Freiberg’s Infraction is a lot more common in girls than boys. It usually occurs in young girls between the ages of 11 and 17 years old. However, it may remain undiagnosed until later in life when the patient becomes more active. This condition can also occur in people in whom the bone connected to the base of the big toe (the first metatarsal bone) is short or the second metatarsal bone is long. In both cases, the second metatarsal head can be subjected to repeated stresses such as during dancing, jogging, or running.

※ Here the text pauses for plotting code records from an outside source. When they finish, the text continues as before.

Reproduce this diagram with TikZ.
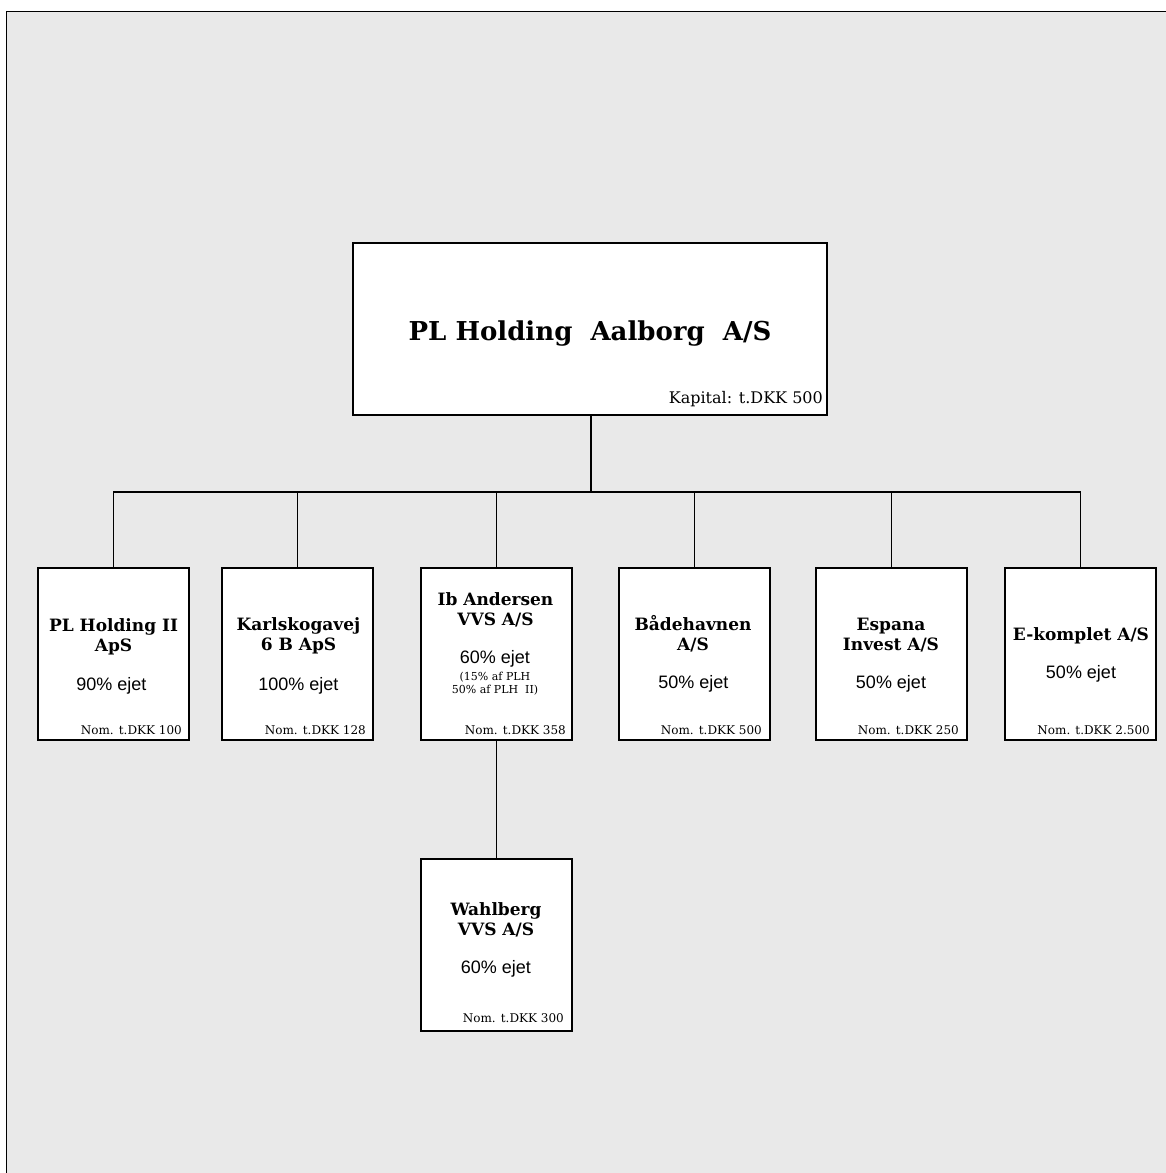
\documentclass[tikz,border=0pt]{standalone}
\usepackage{fontspec}
\setmainfont{DejaVu Serif}
\newfontfamily\ejetfont{Liberation Sans}
\definecolor{baggrund}{RGB}{233,233,233}

\begin{document}
\begin{tikzpicture}[x=1pt, y=-1pt,
  firma/.style={draw, fill=white, line width=1.3pt, inner sep=0pt, minimum width=151pt, minimum height=172pt},
  navn/.style={font=\fontsize{17}{20}\selectfont\bfseries, align=center, anchor=base, inner sep=0pt},
  ejet/.style={font=\ejetfont\fontsize{18}{20}\selectfont, anchor=base, inner sep=0pt},
  nom/.style={font=\fontsize{12}{14}\selectfont, anchor=base east, inner sep=0pt},
  streg/.style={line width=1.2pt}]
\useasboundingbox (0,0) rectangle (1166,1173);
% baggrund
\fill[baggrund] (6.5,11.5) rectangle (1166,1173);
\draw[line width=1.3pt] (6.5,1173) -- (6.5,11.5) -- (1166,11.5);
% moderselskab
\node[firma, minimum width=474pt] (plh) at (590,329) {};
\node[font=\fontsize{26}{30}\selectfont\bfseries, anchor=base, inner sep=0pt] (plhnavn) at (590,340) {PL Holding\ \ Aalborg\ \ A/S};
\node[font=\fontsize{16}{18}\selectfont, anchor=base east, inner sep=0pt] (kapital) at (823,403) {Kapital: t.DKK 500};
% datterselskaber
\node[firma] (plh2) at (113.5,654) {};
\node[firma] (karl) at (297.5,654) {};
\node[firma] (iba) at (496.5,654) {};
\node[firma] (baade) at (694.5,654) {};
\node[firma] (espana) at (891.5,654) {};
\node[firma] (ekomp) at (1080.5,654) {};
\node[firma] (wahl) at (496.5,945) {};
% forbindelser
\coordinate (bus) at (591,492);
\draw[line width=2.6pt] (plh.south -| bus) -- (bus);
\draw[streg] (plh2.north) |- (bus) -| (ekomp.north);
\foreach \f in {karl, iba, baade, espana}
  \draw[streg] (\f.north) -- (\f.north |- bus);
\draw[streg] (iba.south) -- (wahl.north);
% tekster (base = sidste linje)
\node[navn] at (113.5,651) {PL Holding II\\ApS};
\node[ejet] at (111.5,690) {90\% ejet};
\node[nom] at (182,734) {Nom. t.DKK 100};
\node[navn] at (298.5,650) {Karlskogavej\\6 B ApS};
\node[ejet] at (298.5,690) {100\% ejet};
\node[nom] at (366,734) {Nom. t.DKK 128};
\node[navn] at (495.5,625) {Ib Andersen\\VVS A/S};
\node[ejet] at (495,663) {60\% ejet};
\node[font=\fontsize{11}{13}\selectfont, align=center, anchor=base, inner sep=0pt] at (495,693) {(15\% af PLH\\50\% af PLH\ \ II)};
\node[nom] at (566,734) {Nom. t.DKK 358};
\node[navn] at (693,650) {Bådehavnen\\A/S};
\node[ejet] at (693.5,688) {50\% ejet};
\node[nom] at (762,734) {Nom. t.DKK 500};
\node[navn] at (891,650) {Espana\\Invest A/S};
\node[ejet] at (891,688) {50\% ejet};
\node[nom] at (959,734) {Nom. t.DKK 250};
\node[navn] at (1081,640) {E-komplet A/S};
\node[ejet] at (1081,678) {50\% ejet};
\node[nom] at (1150,734) {Nom. t.DKK 2.500};
\node[navn] at (496,935) {Wahlberg\\VVS A/S};
\node[ejet] at (496,973) {60\% ejet};
\node[nom] at (564,1022) {Nom. t.DKK 300};
\end{tikzpicture}
\end{document}
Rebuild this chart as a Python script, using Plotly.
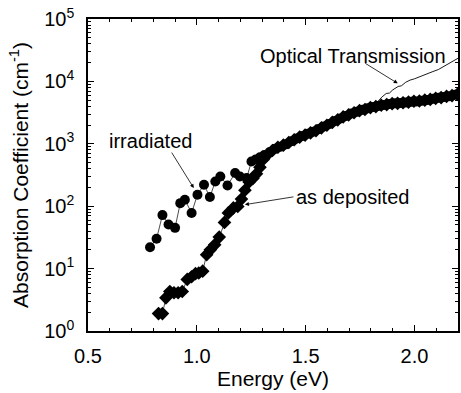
import plotly.graph_objects as go
import math

# ---------------- data ----------------
irr_x = [0.785, 0.815, 0.842, 0.870, 0.900, 0.924, 0.945, 0.976, 1.003, 1.033,
         1.060, 1.085, 1.108, 1.141, 1.176, 1.198, 1.229, 1.251, 1.270, 1.290,
         1.310, 1.335, 1.360, 1.385, 1.410, 1.435, 1.460, 1.485, 1.510, 1.535,
         1.560, 1.585, 1.610, 1.635, 1.660, 1.685, 1.710, 1.735, 1.760, 1.785,
         1.810, 1.835, 1.860, 1.885, 1.910, 1.935, 1.960, 1.985, 2.010, 2.035,
         2.060, 2.085, 2.110, 2.135, 2.160, 2.185, 2.200]
irr_y = [22, 30, 72, 51, 45, 112, 127, 78, 153, 221,
         140, 249, 300, 215, 340, 300, 283, 520, 560, 610,
         660, 740, 830, 900, 980, 1100, 1220, 1330, 1450, 1560,
         1720, 1900, 2080, 2330, 2550, 2800, 3050, 3250, 3500, 3700,
         3900, 4050, 4200, 4350, 4450, 4500, 4600, 4700, 4750, 4900,
         5050, 5250, 5450, 5600, 5800, 6100, 6200]

dep_x = [0.824, 0.842, 0.858, 0.876, 0.895, 0.914, 0.933, 0.956, 0.976, 0.994,
         1.009, 1.027, 1.045, 1.062, 1.082, 1.103, 1.127, 1.145, 1.168, 1.188,
         1.205, 1.221, 1.240, 1.258, 1.274, 1.290, 1.305, 1.3225, 1.3475, 1.3725,
         1.3975, 1.4225, 1.4475, 1.4725, 1.4975, 1.5225, 1.5475, 1.5725, 1.5975, 1.6225,
         1.6475, 1.6725, 1.6975, 1.7225, 1.7475, 1.7725, 1.7975, 1.8225, 1.8475, 1.8725,
         1.8975, 1.9225, 1.9475, 1.9725, 1.9975, 2.0225, 2.0475, 2.0725, 2.0975, 2.1225,
         2.1475, 2.1725, 2.1975]
dep_y = [1.9, 1.9, 3.4, 4.3, 4.1, 4.1, 4.3, 6.7, 7.4, 8.3,
         8.5, 9.1, 16.7, 20, 24, 32, 55, 78, 94, 99,
         130, 180, 245, 280, 330, 420, 560, 660, 780, 880,
         950, 1050, 1160, 1280, 1380, 1500, 1620, 1800, 1980, 2200,
         2420, 2700, 2900, 3150, 3400, 3550, 3800, 3950, 4150, 4250,
         4400, 4450, 4550, 4650, 4800, 4850, 5000, 5150, 5350, 5500,
         5750, 5900, 6200]

opt_x = [1.80, 1.82, 1.835, 1.85, 1.87, 1.885, 1.90, 1.925, 1.94, 1.96,
         1.98, 2.00, 2.025, 2.05, 2.085, 2.11, 2.145, 2.17, 2.20]
opt_y = [3900, 4400, 4900, 5600, 6400, 6500, 7300, 8300, 8500, 9700,
         10500, 11000, 12000, 13000, 14400, 15500, 18300, 20500, 23500]

y_tickvals = [1, 10, 100, 1000, 10000, 100000]
y_ticktext = ["10<sup>0</sup>", "10<sup>1</sup>", "10<sup>2</sup>",
              "10<sup>3</sup>", "10<sup>4</sup>", "10<sup>5</sup>"]
x_tickvals = [0.5, 1.0, 1.5, 2.0]
x_ticktext = ["0.5", "1.0", "1.5", "2.0"]
x_minor = [0.6, 0.7, 0.8, 0.9, 1.1, 1.2, 1.3, 1.4, 1.6, 1.7, 1.8, 1.9, 2.1]
y_minor = [m * 10 ** k for k in range(0, 5) for m in range(2, 10)]

FONT = "Liberation Sans, Arial, Helvetica, sans-serif"

fig = go.Figure()
fig.add_trace(go.Scatter(x=opt_x, y=opt_y, mode="lines",
                         line=dict(color="black", width=0.9), showlegend=False))
fig.add_trace(go.Scatter(x=irr_x, y=irr_y, mode="lines+markers",
                         line=dict(color="black", width=0.7),
                         marker=dict(symbol="circle", size=10, color="black"),
                         showlegend=False))
fig.add_trace(go.Scatter(x=dep_x, y=dep_y, mode="lines+markers",
                         line=dict(color="black", width=0.7),
                         marker=dict(symbol="diamond", size=10.5, color="black"),
                         showlegend=False))

L = math.log10
annots = [
    dict(x=0.786, y=L(1120), text="irradiated", showarrow=False),
    dict(x=0.986, y=L(195), text="", showarrow=True, ax=-23, ay=-37),
    dict(x=1.714, y=L(142), text="as deposited", showarrow=False),
    dict(x=1.221, y=L(106), text="", showarrow=True, ax=50, ay=-8),
    dict(x=1.716, y=L(25600), text="Optical Transmission", showarrow=False),
    dict(x=1.923, y=L(9300), text="", showarrow=True, ax=-34, ay=-21),
]
for a in annots:
    fig.add_annotation(xref="x", yref="y", font=dict(family=FONT, size=20, color="black"),
                       arrowhead=2, arrowsize=1, arrowwidth=0.8, arrowcolor="black",
                       **a)

axis_common = dict(showline=True, linecolor="black", linewidth=1.6, mirror="ticks",
                   ticks="inside", tickcolor="black", tickwidth=1.2, ticklen=6,
                   showgrid=False, zeroline=False,
                   tickfont=dict(family=FONT, size=20, color="black"))

fig.update_xaxes(range=[0.5, 2.2], tickvals=x_tickvals, ticktext=x_ticktext,
                 minor=dict(tickvals=x_minor, ticks="inside", ticklen=3, tickwidth=1,
                            tickcolor="black", showgrid=False),
                 title=dict(text="Energy (eV)", font=dict(family=FONT, size=21, color="black"),
                            standoff=3),
                 ticklabelstandoff=6,
                 **axis_common)
fig.update_yaxes(type="log", range=[0, 5], tickvals=y_tickvals, ticktext=y_ticktext,
                 minor=dict(tickvals=y_minor, ticks="inside", ticklen=3, tickwidth=1,
                            tickcolor="black", showgrid=False),
                 title=dict(text="Absorption Coefficient (cm<sup>-1</sup>)",
                            font=dict(family=FONT, size=21, color="black"), standoff=10),
                 ticklabelstandoff=8,
                 **axis_common)

fig.update_layout(width=461, height=393, margin=dict(l=88, r=1, t=19, b=62),
                  paper_bgcolor="white", plot_bgcolor="white",
                  font=dict(family=FONT, color="black"))

fig.write_html("out.html")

Patients with this condition will typically complain of pain during activity, particularly when pushing off of the foot, or when wearing high-heeled shoes.
Other symptoms include:
- Pain and stiffness in the front of the foot
- A limp
- Limited range of motion (stiffness)
- Feeling like walking on a stone
The exact cause of this condition is poorly understood. It may occur due to:
- Rapid growth of the bones (this is why it usually occurs in young patients)
- Injury to the area
The primary goal of treatment is to rest the area to reduce the pain and swelling. Treatment plans generally depend on the severity of the condition.
- Rest: rest is the main treatment for this condition. This may mean the patient will have to take a break from sporting activities for ideally 4-6 weeks. Return to activity should be gradual after this break.
- NSAIDs: Non-steroidal anti-inflammatory drugs such as ibuprofen to reduce pain and inflammation.
- Podiatrists at South Dublin Podiatry may prescribe custom foot orthotics to help take the pressure of this painful joint when walking and allow it to heal.
- Footwear Change: Low-heeled shoes, possibly those that have thicker soles than normal and rounded heels (called rocker sole modifications) may be helpful.
- Some patients may need offloading devices such as casts and crutches, depending on the severity of the condition.
- Corticosteroid injections.
- In rare cases, if other treatments aren’t successful then surgery may be an option.